I’ve wanted to write something for a few weeks now but every time I start, I back up and delete it. Perhaps it’s because I’m so unsure of myself at the moment – or that yet another dismal post will disappoint my gentle readers. This post will likely be all over the place, for that I apologize. I must get past whatever it is I’m feeling and just write though… because I need to.
January was a topsy-turvy month to say the least, but the busy details of my move kept my otherwise scattered brain very occupied. The US Post Office took it upon their selves to forward my mail a month early, even though the forwarding order had a start date of February 8th. Three weeks worth of mail is now who knows where, and believe me I’ve called everywhere about it. I also had to find a living room suit, as I had ditched mine previously.
I guess I’m still in shock.

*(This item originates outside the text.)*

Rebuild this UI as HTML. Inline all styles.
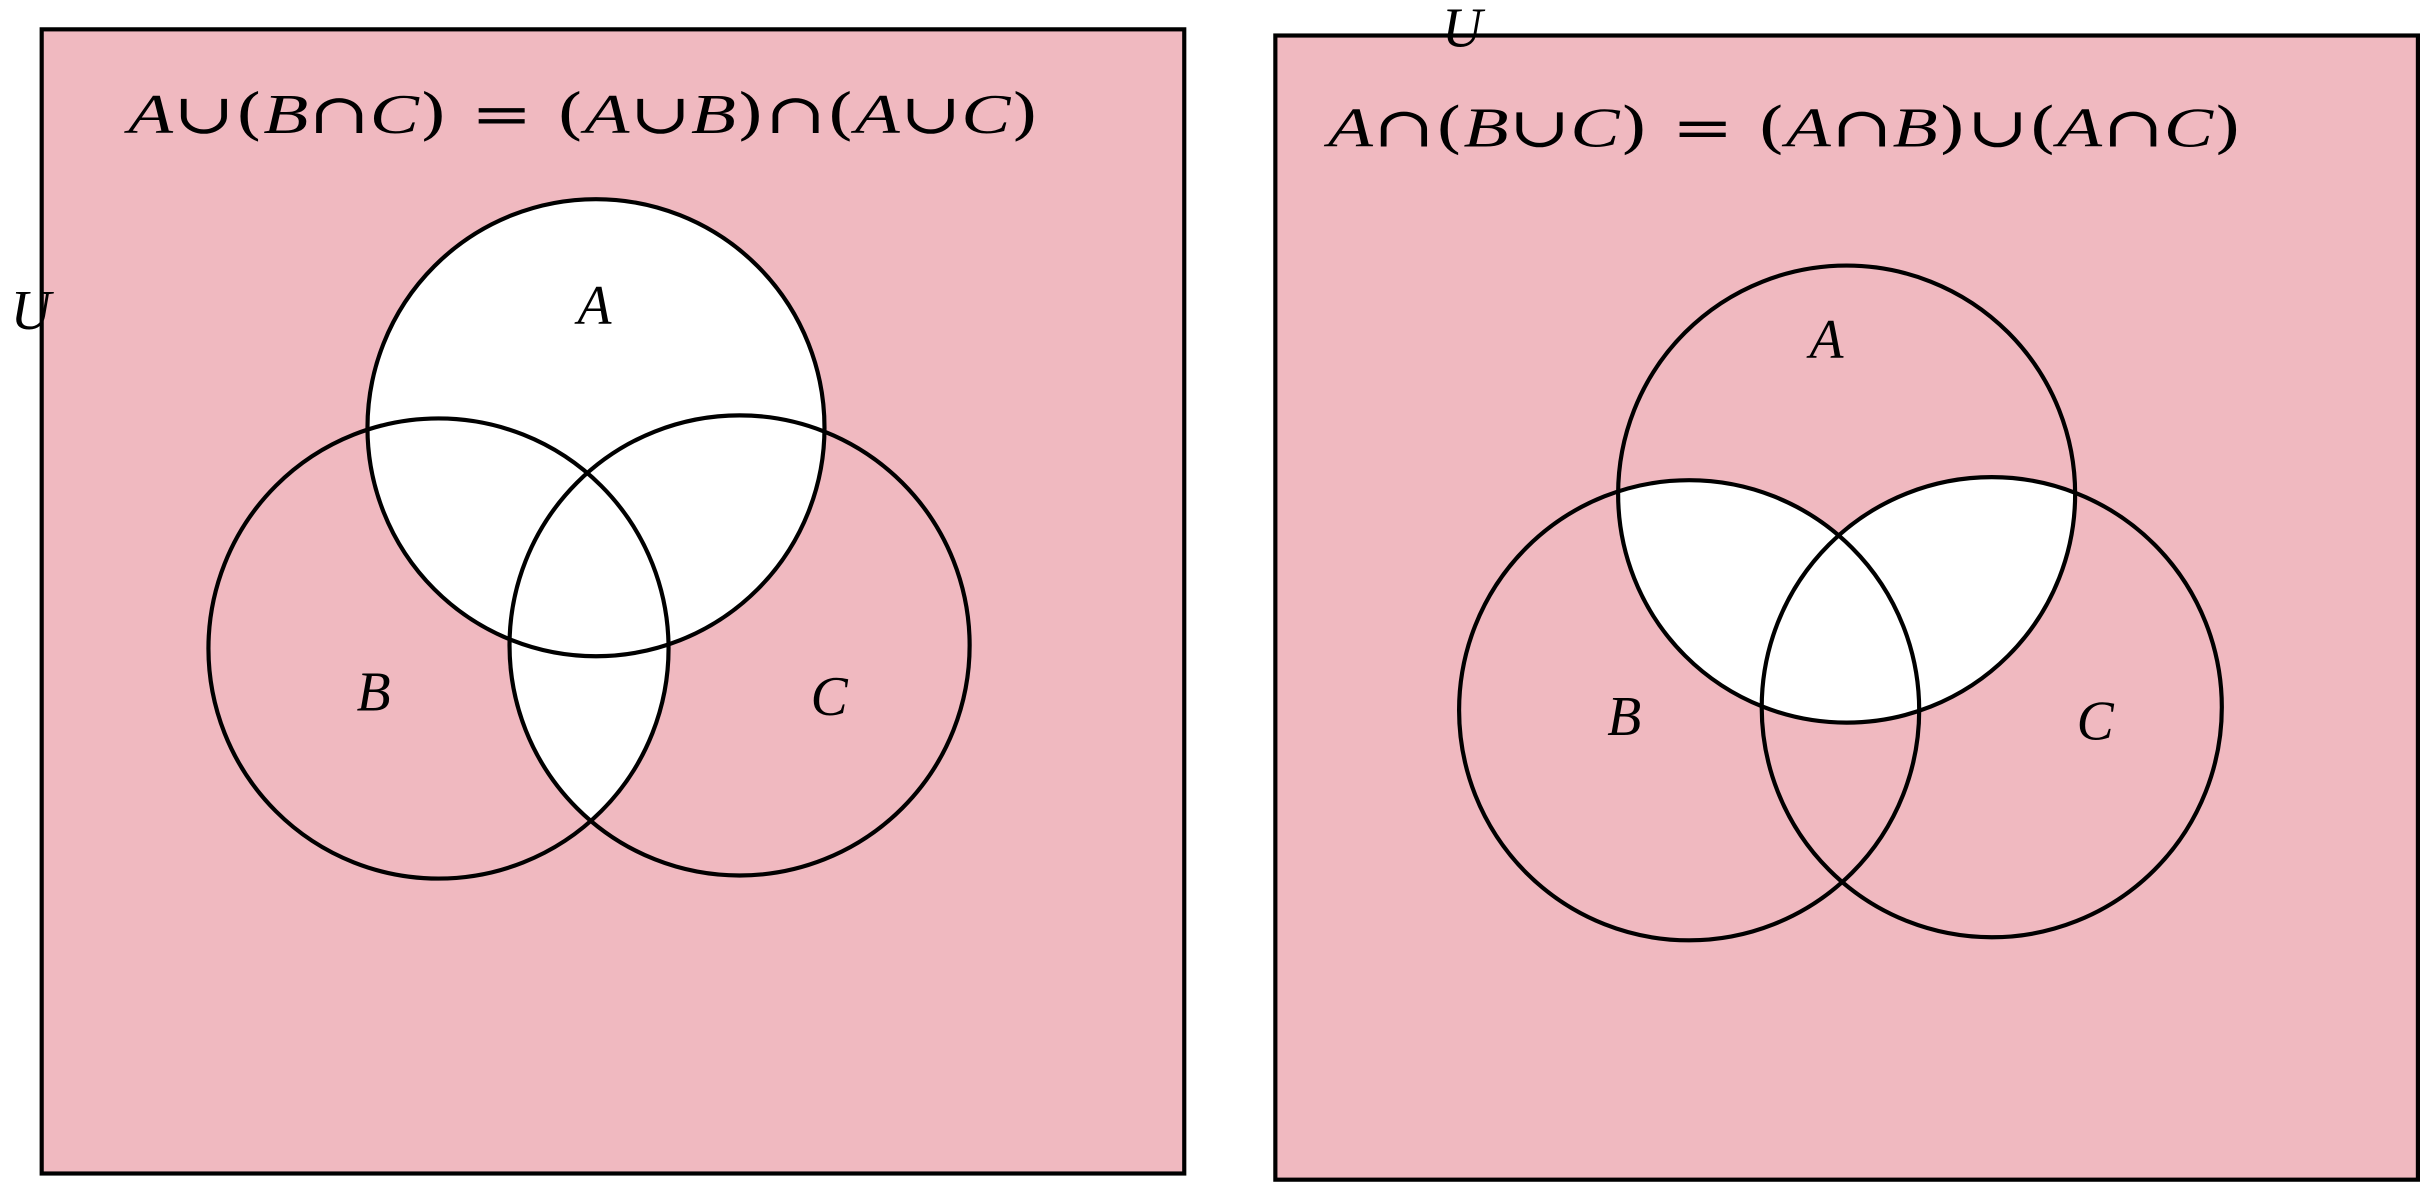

There’s a bit of anger deep down in there too, but right now just mostly shock. This not being my first time, I understand the many levels of emotions you go through when it comes to breakups - at least that should make things easier. This morning in the grocery store checkout, the cashier asks me “So who are you pulling for in the Superbowl today?” For whatever reason I had to fight a flood of tears back. I paused for what seemed like a minute, and stumbled to him, “I’m neutral on this one, to me it doesn’t really matter.” And it doesn’t. But what an inopportune moment for tears.
It’s gonna be okay. I just need to type that, to read it, to believe it, because it will be. Five days from now, I’ll stand… once again.